6. La Cour a déjà jugé que l’article 5, 1-b du règlement Bruxelles I (devenu l’article 7, 1-b du règlement Bruxelles I bis) retient pour les contrats de vente de marchandises et ceux de fourniture de services l’obligation caractéristique de ces contrats en tant que critère de rattachement à la juridiction compétente (CJCE 25-2- 2010 aff. 381/08 : RJDA 5/10 n° 585).
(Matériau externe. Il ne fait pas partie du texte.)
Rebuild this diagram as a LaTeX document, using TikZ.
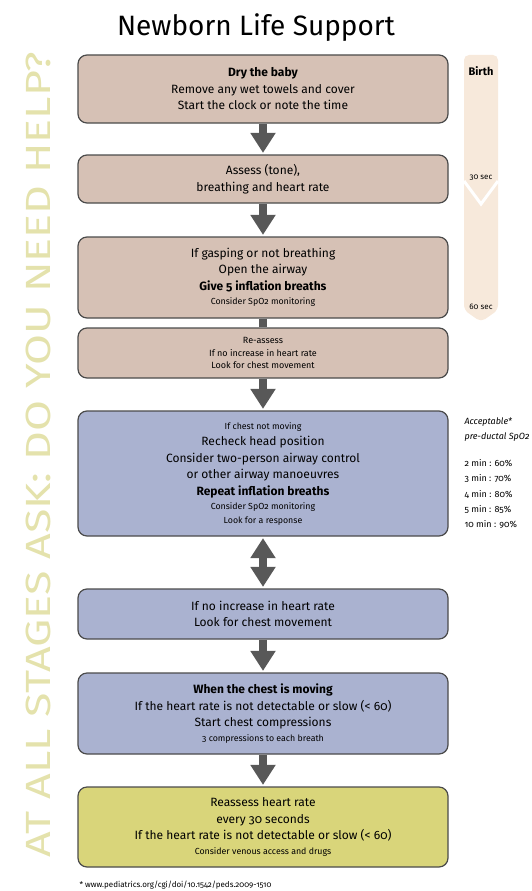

Il s’ensuit qu’un contrat dont l’obligation caractéristique est la livraison d’un bien doit être qualifié de « vente de marchandises » (même arrêt) et que la notion de « services » implique que la partie qui les fournit effectue une activité déterminée en contrepartie d’une rémunération (CJUE 19-12-2013, aff. 9/12 : RJDA RJDA 3/14 n° 294).
Il appartiendra donc à la juridiction de renvoi de qualifier la relation existant entre le fournisseur italien et le distributeur français et, si elle constate l’existence d’une relation contractuelle tacite, d’apprécier l’ensemble des circonstances et des éléments caractérisant l’activité déployée en France par le distributeur aux fins de vendre les produits du fournisseur italien, pour savoir s’il s’agit de simples contrats successifs de vente ou si le distributeur participe au développement de la diffusion des produits et à la stratégie commerciale du fournisseur.